The first team to successfully defend its World Cup title was Italy. The Italian's defense was assisted by the inaugural FIFA World Cup winners Uruguay in 1930. When they refused to defend their title in 1934, Italy took advantage and captured gold in 1934. The following tournament they rallied despite an opening game challenge that needed extra time to escape Norway, 2-1. They advanced to defeat host France and then Brazil and Hungary in the semi-finals and title game respectively.
If Brazil's 2006 team has high hopes of repeating, they ought to take a turn back in time and analyze the blueprint laid by the 1962 Brazilian team that defended its title in Chile. Brazil's success came in spite of losing superstar Pele in its second game of the tournament. It was the trio of Garrincha, Amarildo and Vava that helped their team secure back-to-back FIFA titles.
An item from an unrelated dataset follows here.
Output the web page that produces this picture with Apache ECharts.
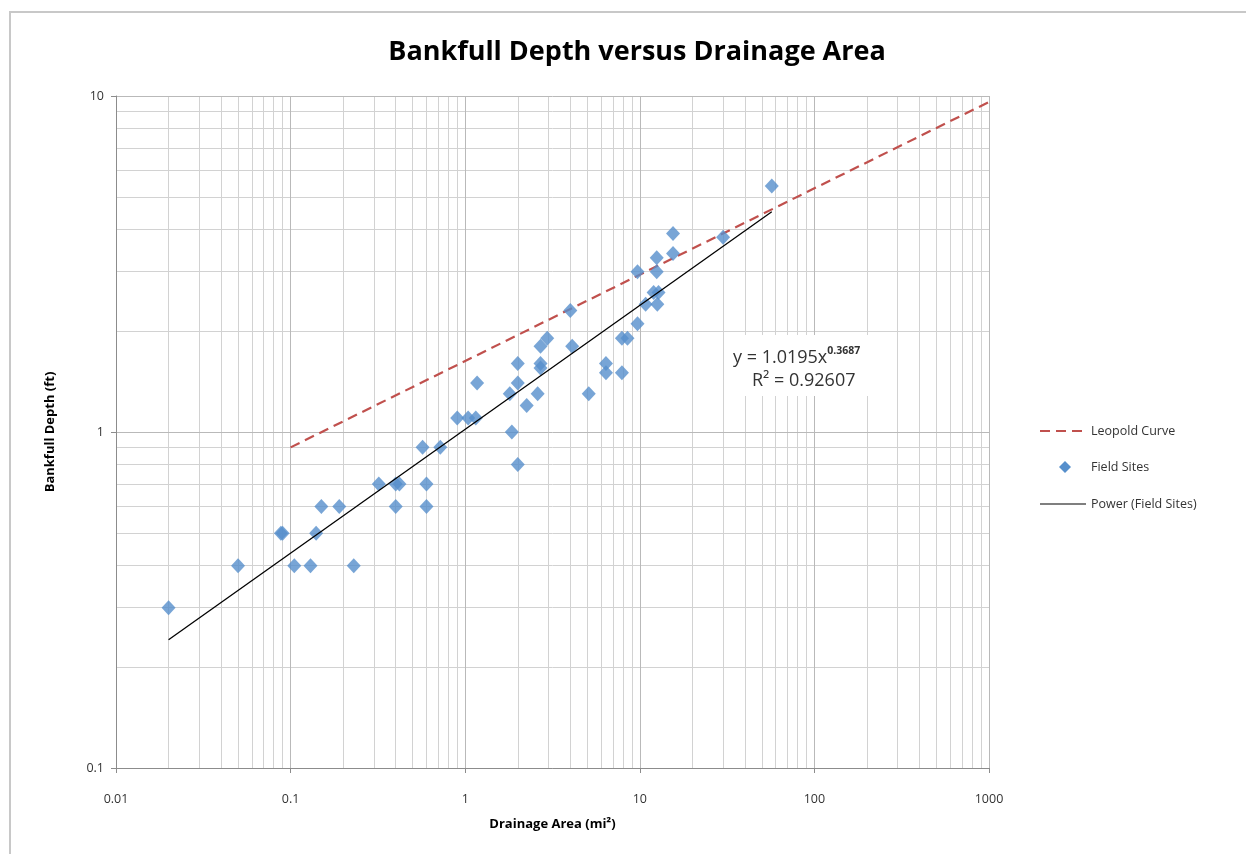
<!DOCTYPE html>
<html>
<head>
<meta charset="utf-8">
<title>Bankfull Depth versus Drainage Area</title>
<script src="https://cdn.jsdelivr.net/npm/echarts@6/dist/echarts.min.js"></script>
<style>
  html, body { margin: 0; padding: 0; background: #ffffff; }
  #chart { width: 1246px; height: 854px; }
</style>
</head>
<body>
<div id="chart"></div>
<script>
// Field measurements: drainage area (mi²) and bankfull depth (ft)
const areas = [
  0.02, 0.05, 0.088, 0.09, 0.105, 0.13, 0.14, 0.15, 0.19, 0.23,
  0.32, 0.40, 0.42, 0.40, 0.60, 0.60, 0.57, 0.72, 0.90, 1.04,
  1.15, 1.17, 1.85, 2.0, 1.8, 2.0, 2.0, 2.6, 2.25, 2.7,
  2.7, 2.7, 2.95, 4.0, 4.1, 5.1, 6.4, 6.4, 7.9, 7.9,
  8.5, 9.7, 10.8, 12.0, 12.6, 12.8, 9.7, 12.5, 12.5, 15.5,
  15.5, 30, 57
];
const depths = [
  0.30, 0.40, 0.50, 0.50, 0.40, 0.40, 0.50, 0.60, 0.60, 0.40,
  0.70, 0.70, 0.70, 0.60, 0.70, 0.60, 0.90, 0.90, 1.10, 1.10,
  1.10, 1.40, 1.00, 0.80, 1.30, 1.40, 1.60, 1.30, 1.20, 1.60,
  1.55, 1.80, 1.90, 2.30, 1.80, 1.30, 1.60, 1.50, 1.50, 1.90,
  1.90, 2.10, 2.40, 2.60, 2.40, 2.60, 3.00, 3.30, 3.00, 3.90,
  3.40, 3.80, 5.40
];

// Leopold regional curve end points
const leopoldAreas = [0.1, 1000];
const leopoldDepths = [0.9, 9.6];

// Power trend fitted to the field sites: y = a * x^b
const fitA = 1.0195;
const fitB = 0.3687;
const fitR2 = '0.92607';

// Axis tick labels
const xTickLabels = ['0.01', '0.1', '1', '10', '100', '1000'];
const yTickLabels = ['0.1', '1', '10'];

// Series names, shown in the legend
const seriesNames = ['Leopold Curve', 'Field Sites', 'Power (Field Sites)'];

const font = "'Open Sans', 'DejaVu Sans', sans-serif";
const blue = '#568fcc';
const red = '#c0504d';

const fieldData = areas.map((a, i) => [a, depths[i]]);
const leopoldData = leopoldAreas.map((a, i) => [a, leopoldDepths[i]]);
const xMin = Math.min(...areas), xMax = Math.max(...areas);
const fitData = [xMin, xMax].map(x => [x, fitA * Math.pow(x, fitB)]);

// Log gridlines at 1..9 within every decade
function logLines(lo, hi) {
  const major = [], minor = [];
  for (let d = lo; d < hi * 0.999; d *= 10) {
    major.push(d);
    for (let k = 2; k <= 9; k++) minor.push(+(d * k).toPrecision(6));
  }
  major.push(hi);
  return { major, minor };
}
const vLines = logLines(0.01, 1000);
const hLines = logLines(0.1, 10);
const minorStyle = { color: '#d2d2d2', width: 1, type: 'solid' };
const majorStyle = { color: '#b9b9b9', width: 1, type: 'solid' };
const gridMarks = [].concat(
  vLines.minor.map(v => ({ xAxis: v, lineStyle: minorStyle })),
  hLines.minor.map(v => ({ yAxis: v, lineStyle: minorStyle })),
  vLines.major.map(v => ({ xAxis: v, lineStyle: majorStyle })),
  hLines.major.map(v => ({ yAxis: v, lineStyle: majorStyle }))
);

function fmt(v, labels) {
  const s = labels.find(l => Math.abs(parseFloat(l) - v) < 1e-9 * Math.max(1, v));
  return s !== undefined ? s : '';
}

// Legend drawn as graphic items: sample mark + label
const legendX = 1040, legendYs = [431, 467, 504];
const legendText = { fontFamily: font, fontSize: 12.5, fill: '#333' };
const dx = legendX + 25, dy = legendYs[1];
const legendGraphics = [
  { type: 'line', shape: { x1: legendX, y1: legendYs[0], x2: legendX + 46, y2: legendYs[0] },
    style: { stroke: red, lineWidth: 2.2, lineDash: [10, 6] } },
  { type: 'polygon', shape: { points: [[dx, dy - 6], [dx + 6, dy], [dx, dy + 6], [dx - 6, dy]] },
    style: { fill: blue } },
  { type: 'line', shape: { x1: legendX, y1: legendYs[2], x2: legendX + 46, y2: legendYs[2] },
    style: { stroke: '#555555', lineWidth: 1.6 } }
].concat(seriesNames.map((n, i) => ({
  type: 'text', x: legendX + 51, y: legendYs[i],
  style: Object.assign({ text: n, verticalAlign: 'middle' }, legendText)
})));

const chart = echarts.init(document.getElementById('chart'));
chart.setOption({
  animation: false,
  backgroundColor: '#ffffff',
  textStyle: { fontFamily: font },
  title: {
    text: 'Bankfull Depth versus Drainage Area',
    left: 632, top: 34, textAlign: 'center',
    textStyle: { fontFamily: font, fontSize: 27, fontWeight: 'bold', color: '#000000' }
  },
  grid: { left: 116, top: 96, width: 873, height: 672, containLabel: false },
  xAxis: {
    type: 'log', logBase: 10, min: 0.01, max: 1000,
    name: 'Drainage Area (mi²)', nameLocation: 'middle', nameGap: 50,
    nameTextStyle: { fontFamily: font, fontSize: 13, fontWeight: 'bold', color: '#000' },
    axisLine: { show: true, lineStyle: { color: '#8c8c8c', width: 1 } },
    axisTick: { show: true, length: 5, lineStyle: { color: '#8c8c8c' } },
    axisLabel: { fontFamily: font, fontSize: 12.5, color: '#333', margin: 25,
      formatter: v => fmt(v, xTickLabels) },
    splitLine: { show: false }
  },
  yAxis: {
    type: 'log', logBase: 10, min: 0.1, max: 10,
    name: 'Bankfull Depth (ft)', nameLocation: 'middle', nameGap: 59, nameRotate: 90,
    nameTextStyle: { fontFamily: font, fontSize: 13, fontWeight: 'bold', color: '#000' },
    axisLine: { show: true, lineStyle: { color: '#8c8c8c', width: 1 } },
    axisTick: { show: true, length: 5, lineStyle: { color: '#8c8c8c' } },
    axisLabel: { fontFamily: font, fontSize: 12.5, color: '#333', margin: 12,
      formatter: v => fmt(v, yTickLabels) },
    splitLine: { show: false }
  },
  series: [
    {
      name: 'grid', type: 'line', data: [], silent: true, z: 0,
      markLine: { silent: true, symbol: 'none', z: 0, label: { show: false },
        animation: false, data: gridMarks }
    },
    {
      name: seriesNames[0], type: 'line', data: leopoldData,
      showSymbol: false, symbol: 'none', z: 3,
      lineStyle: { color: red, width: 2.2, type: [10, 6] },
      itemStyle: { color: red }
    },
    {
      name: seriesNames[1], type: 'scatter', data: fieldData,
      symbol: 'diamond', symbolSize: [14, 15], z: 4,
      itemStyle: { color: blue }
    },
    {
      name: seriesNames[2], type: 'line', data: fitData,
      showSymbol: false, symbol: 'none', z: 5,
      lineStyle: { color: '#000000', width: 1.3 },
      itemStyle: { color: '#000000' }
    }
  ],
  graphic: [
    {
      type: 'rect', z: -10, silent: true,
      shape: { x: 10, y: 12, width: 1300, height: 900 },
      style: { fill: 'none', stroke: '#c8c8c8', lineWidth: 2 }
    },
    {
      type: 'rect', z: 50, silent: true,
      shape: { x: 724, y: 335, width: 146, height: 61 },
      style: { fill: '#ffffff' }
    },
    {
      type: 'text', z: 51, silent: true, x: 733, y: 355,
      style: {
        text: '{b|y = ' + fitA + 'x}{s|' + fitB + '}',
        verticalAlign: 'middle',
        rich: {
          b: { fontFamily: font, fontSize: 18, fill: '#333', lineHeight: 24, verticalAlign: 'bottom' },
          s: { fontFamily: font, fontSize: 10.5, fill: '#333', fontWeight: 'bold', padding: [0, 0, 10, 0], verticalAlign: 'bottom' }
        }
      }
    },
    {
      type: 'text', z: 51, silent: true, x: 752, y: 381,
      style: { text: 'R² = ' + fitR2, fontFamily: font, fontSize: 18, fill: '#333', verticalAlign: 'middle' }
    }
  ].concat(legendGraphics.map(g => Object.assign({ silent: true, z: 51 }, g)))
});
</script>
</body>
</html>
A 3-1 victory over Czechoslovakia finished the tournament with a group of players that had been labeled 'one of the most talented generations of footballers the world has ever seen.'
If Brazil's chances come down to pure talent, then back-to-back titles could be a real possibility. Boasting such stars as Ronaldinho, Ronaldo, Kaka and Adriano, this year's Brazil squad has as few weaknesses as any team in the tournament. Dida, its excellent keeper, provides security for the defense, but defensive depth is also a plus. The likes of Cafu, Cicinho, Roque Junior and Roberto Carlos all have valuable experience that will prove important come June.
While Ronaldo and Ronaldinho set the pace offensively and are capable of scoring in every match, the young breed of newcomers will provide the edge Brazil needs to overcome opposing defenses. Juninho Pernambucano, Julio Baptista and the next great Brazilian footballer Robinho will add offensive depth to the mix of veteran talent.
If history sides with the field for the 2006 World Cup, Brazil would not be the first favorite to disappoint. One team's failure that we have witnessed could be seen similarly in Brazil's chances. In Korea in 2002 the French arrived as one of the heavy tournament favorites. They had captured FIFA gold previously in 1998 as the hosts, but four years later they fell flat on their faces. Although this same French class of players that headed to the 1998 World Cup notably were victorious two years earlier at the UEFA European Championship and labeled vastly improved, Zinedine Zidane and company were dethroned, and in the first round no less. As if their tournament flop weren't enough, they failed to score a single goal throughout their matches.
While Brazil knows it is capable of repeating, being only one of two teams to ever accomplish that feat, they also have been on the other side of the spectrum. In 1966, in England, Brazil became the first defending champions to be knocked out in the first phase of a FIFA World Cup. Despite having stars Pele and Garrincha on the field, their efforts were not enough to overcome defeats by both Hungary and Portugal.
Brazil is more than capable of securing its sixth World Cup title. However, if the Seleção wish to advance and challenge the world's best they must avoid a letdown and history's grim reality for defending champions.